IF the state government fails to replace express passenger trains (XPT) next year, coach-only services could mean parts of the community stop travelling at all.
That's the fear expressed by Charles Sturt University adjunct Associate Professor Ian Gray and Dr Merrilyn Crichton in a report discussing social inclusion in NSW.
"In 2012, Infrastructure NSW stated that the XPT would have to be replaced and coaches should be considered," Professor Gray said.
"The NSW Transport Master Plan says that the trains can only be kept operating until next year, and it takes years to obtain replacements.
"They are definitely in doubt. In the absence of an announcement saying the state government will replace the trains, in some degree it's inevitable."
Professor Gray said coaches did not have the amenities of the XPTs and those who were aged, or had health problems or disabilities, relied on trains.
"A lot of people find it difficult getting in and out of coaches and the other thing is access to toilet facilities and food," he said.
"Some people may stop travelling altogether when train services cease.
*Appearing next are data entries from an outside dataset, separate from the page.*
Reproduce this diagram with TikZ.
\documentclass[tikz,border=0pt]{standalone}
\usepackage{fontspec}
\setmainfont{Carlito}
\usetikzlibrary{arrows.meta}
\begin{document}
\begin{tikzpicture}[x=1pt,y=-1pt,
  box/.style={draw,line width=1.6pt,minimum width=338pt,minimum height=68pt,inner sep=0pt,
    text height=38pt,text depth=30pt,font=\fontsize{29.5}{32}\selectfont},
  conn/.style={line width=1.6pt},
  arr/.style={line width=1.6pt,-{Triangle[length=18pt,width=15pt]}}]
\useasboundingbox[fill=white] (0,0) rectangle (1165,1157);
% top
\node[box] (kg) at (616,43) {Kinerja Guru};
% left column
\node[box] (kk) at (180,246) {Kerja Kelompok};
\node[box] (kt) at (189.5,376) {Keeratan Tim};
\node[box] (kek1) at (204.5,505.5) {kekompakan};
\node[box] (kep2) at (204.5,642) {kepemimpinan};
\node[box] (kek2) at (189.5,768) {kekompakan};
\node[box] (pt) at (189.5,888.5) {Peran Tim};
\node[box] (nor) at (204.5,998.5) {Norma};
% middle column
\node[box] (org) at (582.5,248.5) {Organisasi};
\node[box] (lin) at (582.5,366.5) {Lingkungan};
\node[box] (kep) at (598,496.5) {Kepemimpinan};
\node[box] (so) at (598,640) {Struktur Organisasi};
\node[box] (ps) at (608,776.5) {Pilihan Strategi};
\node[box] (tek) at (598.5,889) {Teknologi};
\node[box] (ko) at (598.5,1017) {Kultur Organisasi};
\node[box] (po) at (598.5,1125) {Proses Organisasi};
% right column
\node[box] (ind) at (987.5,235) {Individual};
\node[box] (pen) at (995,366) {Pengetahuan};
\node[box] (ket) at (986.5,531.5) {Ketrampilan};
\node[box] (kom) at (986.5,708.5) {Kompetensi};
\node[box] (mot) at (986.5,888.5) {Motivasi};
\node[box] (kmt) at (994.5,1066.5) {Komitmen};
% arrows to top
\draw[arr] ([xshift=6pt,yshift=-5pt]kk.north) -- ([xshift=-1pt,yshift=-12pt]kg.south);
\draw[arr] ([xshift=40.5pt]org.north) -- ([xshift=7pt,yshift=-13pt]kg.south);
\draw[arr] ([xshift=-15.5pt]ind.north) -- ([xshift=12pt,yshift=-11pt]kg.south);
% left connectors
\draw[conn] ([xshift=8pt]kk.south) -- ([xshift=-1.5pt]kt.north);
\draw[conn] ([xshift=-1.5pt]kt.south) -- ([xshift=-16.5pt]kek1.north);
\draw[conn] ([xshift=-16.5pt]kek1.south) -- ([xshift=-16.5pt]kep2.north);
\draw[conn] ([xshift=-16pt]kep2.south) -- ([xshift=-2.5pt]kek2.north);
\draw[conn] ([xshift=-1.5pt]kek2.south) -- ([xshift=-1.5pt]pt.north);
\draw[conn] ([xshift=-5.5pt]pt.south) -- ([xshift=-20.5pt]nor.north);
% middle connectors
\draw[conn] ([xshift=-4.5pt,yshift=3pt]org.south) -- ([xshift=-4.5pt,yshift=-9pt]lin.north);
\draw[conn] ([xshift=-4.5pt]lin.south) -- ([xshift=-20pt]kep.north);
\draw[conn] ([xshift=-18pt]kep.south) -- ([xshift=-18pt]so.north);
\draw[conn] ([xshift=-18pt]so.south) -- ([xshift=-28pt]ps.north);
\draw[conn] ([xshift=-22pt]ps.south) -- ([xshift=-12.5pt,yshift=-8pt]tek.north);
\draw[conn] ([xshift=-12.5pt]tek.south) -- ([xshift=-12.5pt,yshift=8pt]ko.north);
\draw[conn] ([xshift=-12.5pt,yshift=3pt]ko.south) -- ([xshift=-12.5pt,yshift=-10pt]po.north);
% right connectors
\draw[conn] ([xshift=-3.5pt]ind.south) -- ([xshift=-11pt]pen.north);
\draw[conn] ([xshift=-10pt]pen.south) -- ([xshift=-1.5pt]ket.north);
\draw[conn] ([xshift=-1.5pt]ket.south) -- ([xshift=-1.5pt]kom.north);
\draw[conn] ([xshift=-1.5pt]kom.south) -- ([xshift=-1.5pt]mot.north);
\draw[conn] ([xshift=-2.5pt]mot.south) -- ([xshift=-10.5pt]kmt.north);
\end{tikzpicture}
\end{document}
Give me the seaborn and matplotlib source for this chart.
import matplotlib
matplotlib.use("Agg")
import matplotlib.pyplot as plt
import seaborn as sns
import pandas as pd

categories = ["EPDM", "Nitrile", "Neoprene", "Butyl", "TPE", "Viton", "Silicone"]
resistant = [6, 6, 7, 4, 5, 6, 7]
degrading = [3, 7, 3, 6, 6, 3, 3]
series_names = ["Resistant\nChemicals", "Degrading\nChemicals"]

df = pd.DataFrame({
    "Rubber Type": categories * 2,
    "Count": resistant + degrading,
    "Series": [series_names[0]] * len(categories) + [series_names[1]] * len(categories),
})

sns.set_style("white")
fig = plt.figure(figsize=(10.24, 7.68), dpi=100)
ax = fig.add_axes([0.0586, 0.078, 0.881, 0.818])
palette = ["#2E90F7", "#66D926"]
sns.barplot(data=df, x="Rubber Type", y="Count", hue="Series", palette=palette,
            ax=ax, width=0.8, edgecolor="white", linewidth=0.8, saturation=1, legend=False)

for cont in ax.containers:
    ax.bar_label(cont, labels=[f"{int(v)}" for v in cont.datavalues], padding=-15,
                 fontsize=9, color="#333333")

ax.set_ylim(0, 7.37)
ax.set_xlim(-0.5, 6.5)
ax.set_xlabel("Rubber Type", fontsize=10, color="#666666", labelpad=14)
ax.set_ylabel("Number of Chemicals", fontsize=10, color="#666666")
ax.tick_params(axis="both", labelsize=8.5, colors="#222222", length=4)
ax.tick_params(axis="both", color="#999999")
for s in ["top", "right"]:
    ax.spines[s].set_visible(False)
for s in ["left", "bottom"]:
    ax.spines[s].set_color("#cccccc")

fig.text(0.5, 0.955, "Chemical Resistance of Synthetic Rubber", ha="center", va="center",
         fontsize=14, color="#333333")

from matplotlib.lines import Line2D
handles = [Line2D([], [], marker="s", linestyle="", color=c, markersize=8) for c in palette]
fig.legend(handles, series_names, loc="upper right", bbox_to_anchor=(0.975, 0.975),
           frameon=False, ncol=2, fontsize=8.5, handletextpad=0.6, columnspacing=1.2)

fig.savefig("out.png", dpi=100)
Research has shown that social isolation can be exacerbated by available transport options."
Coaches started replacing trains in the 1970s and by 2004 trains served less than half the number of communities served by coaches.
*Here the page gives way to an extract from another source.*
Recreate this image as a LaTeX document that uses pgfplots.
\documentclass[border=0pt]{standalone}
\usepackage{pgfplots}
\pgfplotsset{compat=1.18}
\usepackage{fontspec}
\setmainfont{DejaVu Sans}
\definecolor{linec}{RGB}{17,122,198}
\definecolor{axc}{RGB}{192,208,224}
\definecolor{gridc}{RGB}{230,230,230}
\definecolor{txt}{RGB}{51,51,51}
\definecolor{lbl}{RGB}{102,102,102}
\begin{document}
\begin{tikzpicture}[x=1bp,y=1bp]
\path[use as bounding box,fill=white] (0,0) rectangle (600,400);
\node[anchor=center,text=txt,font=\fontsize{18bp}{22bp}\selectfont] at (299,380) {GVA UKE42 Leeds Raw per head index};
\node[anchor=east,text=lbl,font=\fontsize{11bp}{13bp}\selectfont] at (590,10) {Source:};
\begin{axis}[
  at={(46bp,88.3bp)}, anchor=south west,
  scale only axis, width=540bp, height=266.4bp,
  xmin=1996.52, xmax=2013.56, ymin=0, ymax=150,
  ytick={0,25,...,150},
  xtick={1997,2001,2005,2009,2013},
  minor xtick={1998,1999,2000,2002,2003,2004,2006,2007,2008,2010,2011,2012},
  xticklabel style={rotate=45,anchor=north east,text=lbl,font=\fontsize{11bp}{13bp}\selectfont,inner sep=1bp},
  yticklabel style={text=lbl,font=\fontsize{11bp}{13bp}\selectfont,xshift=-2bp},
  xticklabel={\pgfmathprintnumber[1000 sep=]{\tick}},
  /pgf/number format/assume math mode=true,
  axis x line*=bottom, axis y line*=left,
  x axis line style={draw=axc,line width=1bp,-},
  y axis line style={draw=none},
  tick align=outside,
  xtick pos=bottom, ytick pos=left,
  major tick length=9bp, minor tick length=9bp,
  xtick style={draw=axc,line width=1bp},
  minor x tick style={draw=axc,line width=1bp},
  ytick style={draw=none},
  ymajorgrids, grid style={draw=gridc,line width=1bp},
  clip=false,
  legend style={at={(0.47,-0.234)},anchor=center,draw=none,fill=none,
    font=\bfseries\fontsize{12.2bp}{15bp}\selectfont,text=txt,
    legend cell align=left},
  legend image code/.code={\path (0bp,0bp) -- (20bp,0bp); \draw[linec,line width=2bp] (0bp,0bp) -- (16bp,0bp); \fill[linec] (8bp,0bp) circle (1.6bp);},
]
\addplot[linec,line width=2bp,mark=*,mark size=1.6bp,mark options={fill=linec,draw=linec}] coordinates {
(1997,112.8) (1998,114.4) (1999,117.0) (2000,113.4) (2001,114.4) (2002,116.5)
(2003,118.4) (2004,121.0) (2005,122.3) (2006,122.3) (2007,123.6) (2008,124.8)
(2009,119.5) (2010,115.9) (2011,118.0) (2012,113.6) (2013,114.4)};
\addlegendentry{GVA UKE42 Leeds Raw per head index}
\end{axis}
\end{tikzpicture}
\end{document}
Professor Gray said a deterioration in service levels could be blamed for a reduction in the number of passengers using regional trains in the past 20 years.
"The XPT train timetables have suited the needs of the trains more than the needs of the people and Dubbo is an illustration of this - people would like a train service to Sydney in the morning that gets back in the evening," he said.
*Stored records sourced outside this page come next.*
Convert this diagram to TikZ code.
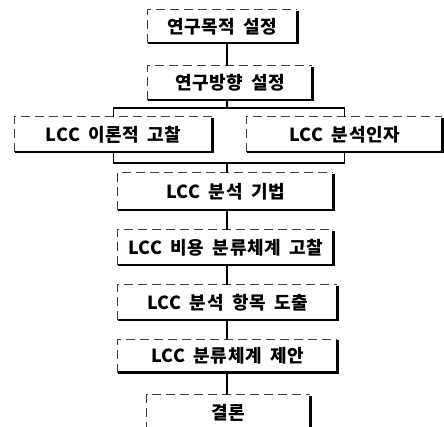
\documentclass[tikz,border=0pt]{standalone}
\usepackage{fontspec}
\newfontfamily\kr[LetterSpace=3,WordSpace=1.8]{Noto Sans CJK KR}
\begin{document}
\begin{tikzpicture}[x=1pt,y=1pt,
  box/.style={minimum width=#1, inner sep=0pt, font=\kr\bfseries\fontsize{18}{19}\selectfont},
  link/.style={line width=1.3pt, black},
  top/.style={line width=0.8pt, black!75, dash pattern=on 9pt off 5pt},
  side/.style={line width=2.6pt, black}]
\useasboundingbox (0,0) rectangle (444,427);
% y_tikz = 427 - y_px
\node[box=149, minimum height=33] (b1) at (222.5,400.5) {연구목적 설정};
\node[box=164, minimum height=34] (b2) at (230,344) {연구방향 설정};
\node[box=197, minimum height=35] (b3) at (113.5,292.5) {LCC 이론적 고찰};
\node[box=195, minimum height=35] (b4) at (344.5,292.5) {LCC 분석인자};
\node[box=215, minimum height=37] (b5) at (225.5,235.5) {LCC 분석 기법};
\node[box=215, minimum height=35] (b6) at (225.5,179.5) {LCC 비용 분류체계 고찰};
\node[box=219, minimum height=35] (b7) at (227.5,124.5) {LCC 분석 항목 도출};
\node[box=219, minimum height=33] (b8) at (227.5,71) {LCC 분류체계 제안};
\node[box=163, minimum height=36] (b9) at (228.5,14) {결론};
\foreach \n in {b1,b2,b3,b4,b5,b6,b7,b8,b9}{
  \draw[top] (\n.south west) -- (\n.north west) -- (\n.north east);
  \draw[side] ([yshift=-1pt]\n.north east) -- (\n.south east) -- (\n.south west);
}
\coordinate (j1) at (227,319);
\coordinate (j2) at (227,264);
\draw[link] (b1.south -| j1) -- (b2.north -| j1);
\draw[link] (b2.south -| j1) -- (j1);
\draw[link] (b3.north) |- (j1) -| (b4.north);
\draw[link] (b3.south) |- (j2) -| (b4.south);
\draw[link] (j2) -- (b5.north -| j2);
\draw[link] (b5.south -| j1) -- (b6.north -| j1);
\draw[link] (b6.south -| j1) -- (b7.north -| j1);
\draw[link] (b7.south -| j1) -- (b8.north -| j1);
\draw[link] (b8.south -| j1) -- (b9.north -| j1);
\end{tikzpicture}
\end{document}
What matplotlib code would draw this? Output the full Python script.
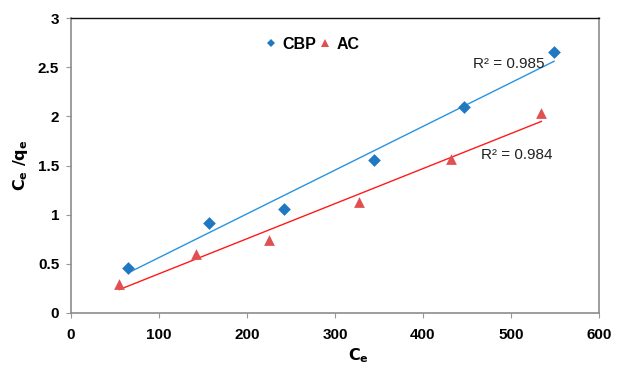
import numpy as np
import matplotlib
matplotlib.use("Agg")
import matplotlib.pyplot as plt
from matplotlib.lines import Line2D

plt.rcParams['font.family'] = ['Liberation Sans', 'DejaVu Sans']

# Langmuir linear form data: Ce vs Ce/qe
ce_cbp = [64.8, 156.8, 242.4, 344.0, 446.6, 548.9]
ratio_cbp = [0.458, 0.912, 1.058, 1.556, 2.10, 2.65]
ce_ac = [54.9, 142.0, 224.6, 327.7, 431.4, 534.5]
ratio_ac = [0.30, 0.60, 0.74, 1.13, 1.57, 2.03]
r2_labels = ["R² = 0.985", "R² = 0.984"]

x_ticks = [0, 100, 200, 300, 400, 500, 600]
y_ticks = [0, 0.5, 1, 1.5, 2, 2.5, 3]

blue_mk, blue_ln = '#1f78c1', '#2a93e0'
red_mk, red_ln = '#e05050', '#ff1a1a'

fig = plt.figure(figsize=(6.19, 3.67), dpi=100)
ax = fig.add_axes([71/619, 1 - 313/367, (599-71)/619, (313-18)/367])

def fit_line(x, y):
    x = np.asarray(x); y = np.asarray(y)
    m, b = np.polyfit(x, y, 1)
    xs = np.array([x.min(), x.max()])
    return xs, m * xs + b

xs, ys = fit_line(ce_cbp, ratio_cbp)
ax.plot(xs, ys, color=blue_ln, lw=1.0, zorder=2)
xs, ys = fit_line(ce_ac, ratio_ac)
ax.plot(xs, ys, color=red_ln, lw=1.0, zorder=2)

ax.scatter(ce_cbp, ratio_cbp, marker='D', s=42, color=blue_mk, zorder=3, linewidths=0)
ax.scatter(ce_ac, ratio_ac, marker='^', s=60, color=red_mk, zorder=3, linewidths=0)

ax.text(497, 2.535, r2_labels[0], fontsize=11, color='#222222', ha='center', va='center')
ax.text(507, 1.61, r2_labels[1], fontsize=11, color='#222222', ha='center', va='center')

ax.set_xlim(0, 600)
ax.set_ylim(0, 3)
ax.set_xticks(x_ticks)
ax.set_yticks(y_ticks)
ax.set_xticklabels([str(v) for v in x_ticks])
ax.set_yticklabels(['0', '0.5', '1', '1.5', '2', '2.5', '3'])
for lab in ax.get_xticklabels() + ax.get_yticklabels():
    lab.set_fontweight('bold')
    lab.set_fontsize(11)
ax.tick_params(axis='both', direction='out', length=3.5, width=0.8, color='#999999')
ax.tick_params(axis='y', pad=5)
ax.tick_params(axis='x', pad=7)

for side in ['left', 'bottom', 'right']:
    ax.spines[side].set_color('#8c8c8c')
    ax.spines[side].set_linewidth(1.2)
ax.spines['top'].set_color('#111111')
ax.spines['top'].set_linewidth(1.0)

handles = [Line2D([], [], marker='D', ls='none', color=blue_mk, markersize=4.5, markeredgewidth=0),
           Line2D([], [], marker='^', ls='none', color=red_mk, markersize=5.5, markeredgewidth=0)]
leg = ax.legend(handles, ['CBP', 'AC'], loc='upper center', bbox_to_anchor=(0.458, 0.985),
                ncol=2, frameon=False, handlelength=0.6, handletextpad=0.4, columnspacing=0.3,
                prop={'weight': 'bold', 'size': 11.5})

fig.text(20/619, 1 - 165/367, r'$\mathbf{C_e\ /q_e}$', rotation=90, ha='center', va='center',
         fontsize=11.5)
fig.text(358/619, 2/367, r'$\mathbf{C_e}$', ha='center', va='bottom', fontsize=11.5)

fig.savefig('out.png', dpi=100)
"If we're making it more difficult as people age to travel to see relatives or do business, it's less attractive to live in the regions."
Orange Rail Action Group member Dr Peter Bilenkij said trains were preferred over coaches.
"They are much more comfortable and you can walk around," he said.
"There has to be a policy direction to concentrate on improving services in rural areas - we're working on getting a coach connection to the Bathurst Bullet and the fact that we haven't achieved that after one year of trying, that shows the level of interest in Macquarie Street in rural transport."